Four Hundred Years of Houseguests
The castle has changed hands many times. Lillias has outlasted every one of them.
A general in the 1800s woke up to the smell of roses. He opened his eyes and saw a woman in green standing at the far wall of his bedroom. He called out. She was gone before the sound left his mouth. He was the kind of man who had been in wars. He did not sleep in that room again.
A later owner had a room sealed shut because the housemaid refused to go in anymore. The smell of roses in that room, according to people across multiple ownerships, never entirely went away.
Historic Environment Scotland manages the castle now. It is open to visitors. You can take a tour. The guides know the story. They answer questions about the Green Lady carefully, the way people answer questions about things they have not personally ruled out.
The carved name is on the outside. You can see it from the courtyard, if you know where to look.
She Wrote Herself Back In
Here is the thing about Lillias Drummond.
In four hundred years, she has never hurt anyone. Not once. She does not chase people. She does not slam doors or throw things or make threatening sounds in the dark. She stands, she walks, she fills a room with roses, and she leaves.
She was the mistress of that castle. Then her husband decided she was not useful anymore and sent her away to die somewhere smaller.

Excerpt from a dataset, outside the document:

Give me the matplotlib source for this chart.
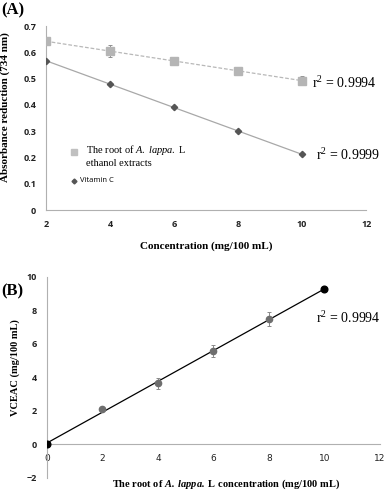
import numpy as np
import matplotlib
matplotlib.use("Agg")
import matplotlib.pyplot as plt

plt.rcParams['mathtext.fontset'] = 'custom'
plt.rcParams['mathtext.rm'] = 'Liberation Serif'
plt.rcParams['mathtext.it'] = 'Liberation Serif:italic'
plt.rcParams['mathtext.bf'] = 'Liberation Serif:bold'
plt.rcParams['mathtext.bfit'] = 'Liberation Serif:bold:italic'

# panel A data
conc_a = [2, 4, 6, 8, 10]
root_abs = [0.642, 0.606, 0.566, 0.531, 0.492]
root_err = [0.006, 0.022, 0.006, 0.011, 0.017]
vitc_abs = [0.568, 0.479, 0.391, 0.300, 0.212]
r2_root = "0.9994"
r2_vitc = "0.9999"

# panel B data
conc_b = [0, 2, 4, 6, 8, 10]
vceac = [0.0, 2.08, 3.64, 5.55, 7.46, 9.27]
vceac_err = [0.0, 0.08, 0.33, 0.35, 0.40, 0.0]
r2_b = "0.9994"

serif = 'Liberation Serif'
sans = 'Open Sans'
spine_col = '#b0b0b0'

fig = plt.figure(figsize=(3.87, 4.93), dpi=100)

# ---------- (A) ----------
ax = fig.add_axes([0.119, 0.574, 0.827, 0.373])
ax.set_xlim(2, 12)
ax.set_ylim(0, 0.7)

xa = np.array(conc_a, dtype=float)
k1 = np.polyfit(xa, root_abs, 1)
k2 = np.polyfit(xa, vitc_abs, 1)
ax.plot(xa, np.polyval(k1, xa), ls=(0, (3, 1.5)), color='#b8b8b8', lw=0.9, zorder=2)
ax.plot(xa, np.polyval(k2, xa), ls='-', color='#a8a8a8', lw=0.9, zorder=2)
ax.errorbar(conc_a, root_abs, yerr=root_err, fmt='s', color='#b5b5b5', ms=5.5,
            ecolor='#909090', elinewidth=0.7, capsize=1.5, capthick=0.7, zorder=3)
ax.plot(conc_a, vitc_abs, 'D', color='#555555', ms=3.2, zorder=3)

ax.set_xticks([2, 4, 6, 8, 10, 12])
ax.set_yticks(np.arange(0, 0.71, 0.1))
ax.set_yticklabels(['0'] + ['%.1f' % v for v in np.arange(0.1, 0.71, 0.1)])
ax.tick_params(length=0, labelsize=6.5, pad=7, labelcolor='#222222')
for t in ax.get_xticklabels() + ax.get_yticklabels():
    t.set_fontfamily(sans)
    t.set_fontweight('bold')
for s in ['top', 'right']:
    ax.spines[s].set_visible(False)
for s in ['left', 'bottom']:
    ax.spines[s].set_color(spine_col)
    ax.spines[s].set_linewidth(0.8)

ax.set_ylabel('Absorbance reduction (734 nm)', fontfamily=serif, fontweight='bold',
              fontsize=8)
ax.yaxis.set_label_coords(-0.112, 0.56)
ax.set_xlabel('Concentration (mg/100 mL)', fontfamily=serif, fontweight='bold',
              fontsize=8, labelpad=9)

ax.text(10.31, 0.483, r'r$^2$ = ' + r2_root, fontfamily=serif, fontsize=10, va='center')
ax.text(10.44, 0.209, r'r$^2$ = ' + r2_vitc, fontfamily=serif, fontsize=10, va='center')

# legend drawn by hand so the square sits on the first text line
ax.plot([0.0875], [0.315], 's', color='#c0c0c0', ms=4, transform=ax.transAxes, clip_on=False)
ax.text(0.125, 0.326, 'The root of $\\it{A.\\ lappa.}$ L', fontfamily=serif, fontsize=7.5,
        va='center', transform=ax.transAxes)
ax.text(0.125, 0.255, 'ethanol extracts', fontfamily=serif, fontsize=7.5,
        va='center', transform=ax.transAxes)
ax.plot([0.0875], [0.158], 'D', color='#555555', ms=2.5, transform=ax.transAxes, clip_on=False)
ax.text(0.106, 0.158, 'Vitamin C', fontfamily=sans, fontsize=5.5, va='center',
        transform=ax.transAxes)

fig.text(0.003, 0.978, '(A)', fontfamily=serif, fontweight='bold', fontsize=12, va='center')

# ---------- (B) ----------
bx = fig.add_axes([0.121, 0.031, 0.861, 0.408])
bx.set_xlim(0, 12)
bx.set_ylim(-2, 10)

xb = np.array(conc_b, dtype=float)
k3 = np.polyfit(xb, vceac, 1)
bx.plot([0, 10], np.polyval(k3, [0, 10]), color='black', lw=0.9, zorder=2)
bx.errorbar(conc_b[1:5], vceac[1:5], yerr=vceac_err[1:5], fmt='o', color='#6e6e6e', ms=4.5,
            ecolor='#8a8a8a', elinewidth=0.7, capsize=1.5, capthick=0.7, zorder=3)
bx.plot([conc_b[0], conc_b[-1]], [vceac[0], vceac[-1]], 'o', color='black', ms=4.8, zorder=4)

bx.set_xticks([0, 2, 4, 6, 8, 10, 12])
bx.set_yticks([-2, 0, 2, 4, 6, 8, 10])
bx.tick_params(length=0, labelsize=6.5, pad=7, labelcolor='#222222')
for t in bx.get_xticklabels() + bx.get_yticklabels():
    t.set_fontfamily(sans)
    t.set_fontweight('bold')
for s in ['top', 'right']:
    bx.spines[s].set_visible(False)
bx.spines['bottom'].set_position(('data', 0))
for s in ['left', 'bottom']:
    bx.spines[s].set_color(spine_col)
    bx.spines[s].set_linewidth(0.8)

bx.set_ylabel('VCEAC (mg/100 mL)', fontfamily=serif, fontweight='bold', fontsize=7.5)
bx.yaxis.set_label_coords(-0.08, 0.55)
fig.text(0.585, 0.004, 'The root of $\\mathbfit{A.\\ lappa.}$ L concentration (mg/100 mL)',
         fontfamily=serif, fontweight='bold', fontsize=7.5, ha='center', va='bottom')
bx.text(9.69, 7.55, r'r$^2$ = ' + r2_b, fontfamily=serif, fontsize=10, va='center')
fig.text(0.003, 0.408, '(B)', fontfamily=serif, fontweight='bold', fontsize=12, va='center')

fig.savefig('out.png', dpi=100)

He remarried before the flowers on her grave had time to grow.
So she came back.
She carved her name into the stone where he would have to see it every single day. She walks the halls he built. She has been doing this for over four centuries, and she has never once indicated she plans to stop.

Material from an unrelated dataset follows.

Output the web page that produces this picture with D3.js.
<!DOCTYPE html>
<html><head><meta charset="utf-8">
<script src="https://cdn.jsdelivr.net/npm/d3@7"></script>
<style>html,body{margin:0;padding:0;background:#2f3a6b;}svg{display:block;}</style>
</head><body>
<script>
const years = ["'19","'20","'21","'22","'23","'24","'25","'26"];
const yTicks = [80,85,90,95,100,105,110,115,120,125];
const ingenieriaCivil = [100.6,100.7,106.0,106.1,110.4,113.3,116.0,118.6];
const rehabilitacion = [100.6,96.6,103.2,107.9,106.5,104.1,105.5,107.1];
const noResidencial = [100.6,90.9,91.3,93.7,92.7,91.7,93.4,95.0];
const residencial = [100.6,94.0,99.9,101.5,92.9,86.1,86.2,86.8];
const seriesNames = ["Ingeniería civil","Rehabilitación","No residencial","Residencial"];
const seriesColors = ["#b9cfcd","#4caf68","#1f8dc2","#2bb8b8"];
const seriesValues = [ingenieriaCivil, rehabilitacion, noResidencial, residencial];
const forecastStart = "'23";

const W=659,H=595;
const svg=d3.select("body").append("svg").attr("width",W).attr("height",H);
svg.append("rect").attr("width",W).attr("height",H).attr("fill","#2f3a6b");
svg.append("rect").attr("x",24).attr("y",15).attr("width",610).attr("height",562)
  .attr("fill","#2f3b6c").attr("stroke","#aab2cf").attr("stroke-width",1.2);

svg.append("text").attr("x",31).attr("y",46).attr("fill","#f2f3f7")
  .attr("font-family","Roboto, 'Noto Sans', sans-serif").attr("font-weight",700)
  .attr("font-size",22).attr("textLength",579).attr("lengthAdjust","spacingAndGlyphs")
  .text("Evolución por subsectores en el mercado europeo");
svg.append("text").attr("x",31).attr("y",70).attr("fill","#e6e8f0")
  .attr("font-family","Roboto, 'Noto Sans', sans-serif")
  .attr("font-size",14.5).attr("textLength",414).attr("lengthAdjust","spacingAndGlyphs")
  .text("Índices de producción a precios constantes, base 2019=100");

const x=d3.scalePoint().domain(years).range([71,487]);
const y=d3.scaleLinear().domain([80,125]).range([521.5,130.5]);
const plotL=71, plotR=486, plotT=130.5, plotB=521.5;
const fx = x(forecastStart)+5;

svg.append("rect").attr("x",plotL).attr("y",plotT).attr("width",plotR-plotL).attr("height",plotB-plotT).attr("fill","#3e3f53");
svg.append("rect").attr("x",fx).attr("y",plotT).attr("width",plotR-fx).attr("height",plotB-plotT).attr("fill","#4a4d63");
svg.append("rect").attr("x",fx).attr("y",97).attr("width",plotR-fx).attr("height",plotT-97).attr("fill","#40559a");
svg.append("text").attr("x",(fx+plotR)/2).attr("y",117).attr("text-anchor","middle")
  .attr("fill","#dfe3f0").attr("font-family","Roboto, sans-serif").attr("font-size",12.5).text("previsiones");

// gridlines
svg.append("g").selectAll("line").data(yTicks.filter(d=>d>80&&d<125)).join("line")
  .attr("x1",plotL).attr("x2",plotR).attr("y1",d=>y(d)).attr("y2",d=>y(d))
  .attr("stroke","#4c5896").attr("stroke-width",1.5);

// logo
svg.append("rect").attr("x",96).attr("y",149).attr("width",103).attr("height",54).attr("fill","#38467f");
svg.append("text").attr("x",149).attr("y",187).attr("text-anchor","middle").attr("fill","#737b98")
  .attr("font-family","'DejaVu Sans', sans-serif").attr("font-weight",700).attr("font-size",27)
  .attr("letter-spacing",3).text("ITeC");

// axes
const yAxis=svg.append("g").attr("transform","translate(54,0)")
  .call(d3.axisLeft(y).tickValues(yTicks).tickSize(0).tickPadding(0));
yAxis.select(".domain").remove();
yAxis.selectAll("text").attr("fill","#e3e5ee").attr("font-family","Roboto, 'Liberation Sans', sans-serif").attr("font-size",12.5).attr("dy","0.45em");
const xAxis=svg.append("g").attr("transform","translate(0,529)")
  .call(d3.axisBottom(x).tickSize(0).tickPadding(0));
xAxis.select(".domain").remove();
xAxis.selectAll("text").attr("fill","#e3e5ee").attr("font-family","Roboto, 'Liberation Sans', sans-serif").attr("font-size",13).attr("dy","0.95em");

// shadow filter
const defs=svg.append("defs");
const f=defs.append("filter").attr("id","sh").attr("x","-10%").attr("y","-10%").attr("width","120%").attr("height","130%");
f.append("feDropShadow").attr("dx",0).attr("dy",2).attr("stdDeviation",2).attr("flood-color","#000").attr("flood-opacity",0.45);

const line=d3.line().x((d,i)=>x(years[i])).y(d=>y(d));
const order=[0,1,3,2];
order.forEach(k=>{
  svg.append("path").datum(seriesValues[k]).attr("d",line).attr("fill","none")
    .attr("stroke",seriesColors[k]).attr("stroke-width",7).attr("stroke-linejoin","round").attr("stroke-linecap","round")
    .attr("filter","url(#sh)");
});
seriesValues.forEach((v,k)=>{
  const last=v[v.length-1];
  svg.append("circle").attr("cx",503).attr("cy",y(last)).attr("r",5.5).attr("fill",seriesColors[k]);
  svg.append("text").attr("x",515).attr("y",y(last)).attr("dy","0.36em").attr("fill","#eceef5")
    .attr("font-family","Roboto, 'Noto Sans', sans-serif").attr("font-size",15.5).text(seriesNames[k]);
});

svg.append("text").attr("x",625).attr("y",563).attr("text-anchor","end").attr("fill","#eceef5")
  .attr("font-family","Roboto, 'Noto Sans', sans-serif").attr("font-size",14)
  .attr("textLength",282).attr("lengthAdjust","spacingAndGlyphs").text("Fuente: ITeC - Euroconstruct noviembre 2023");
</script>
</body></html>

The roses bloom in sealed rooms. The Green Lady walks the old stairs.
Her name is still on that wall. It will outlast everything else in the building.
Good for her, honestly.
The True History
Lillias Drummond was a historical figure, the first wife of Alexander Seton, first Earl of Dunfermline and Lord Chancellor of Scotland under James VI. She died on May 8, 1601, and Seton married Grizel Leslie on December 8 of the same year. The carved name DAME LILIES DRUMMOND on the exterior window ledge of Fyvie Castle is documented and has been confirmed by historians and architectural surveyors. The spelling "Lilies" rather than "Lillias" is a period variation, not an error. The carving's placement on the exterior face of the masonry, at a height that would have required extraordinary effort or access on the night of the wedding, has never been satisfactorily explained. It remains in place.

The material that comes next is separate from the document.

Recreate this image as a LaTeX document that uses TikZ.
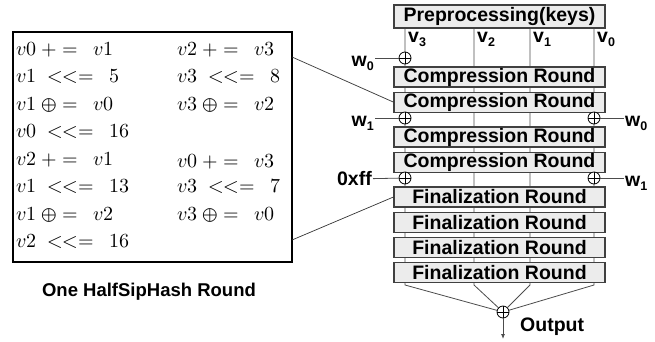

Fyvie Castle in Aberdeenshire is one of Scotland's finest examples of Scottish Baronial architecture. The Seton Tower, which Alexander Seton constructed, is the oldest surviving part of the current structure and is consistently associated with sightings of the Green Lady. The castle passed through several significant Scottish families after the Setons, including the Gordons and the Leith-Hays, and accounts of the Green Lady appear in records from multiple periods of ownership, suggesting the phenomenon was not fabricated by a single source. The scent of roses before or during sightings is the most consistently reported detail across accounts spanning centuries.
Historic Environment Scotland now manages Fyvie Castle, and it is open to the public. The castle is considered one of Scotland's most significant medieval and early modern fortifications and is a Category A listed building. The haunting of Lillias Drummond is part of the castle's official heritage interpretation. Accounts of the Green Lady were documented in print as early as the nineteenth century and have been collected by Scottish folklorists including those who contributed to the Survey of Scottish Witchcraft and related archival projects. The carved name remains accessible to view on the exterior of the castle.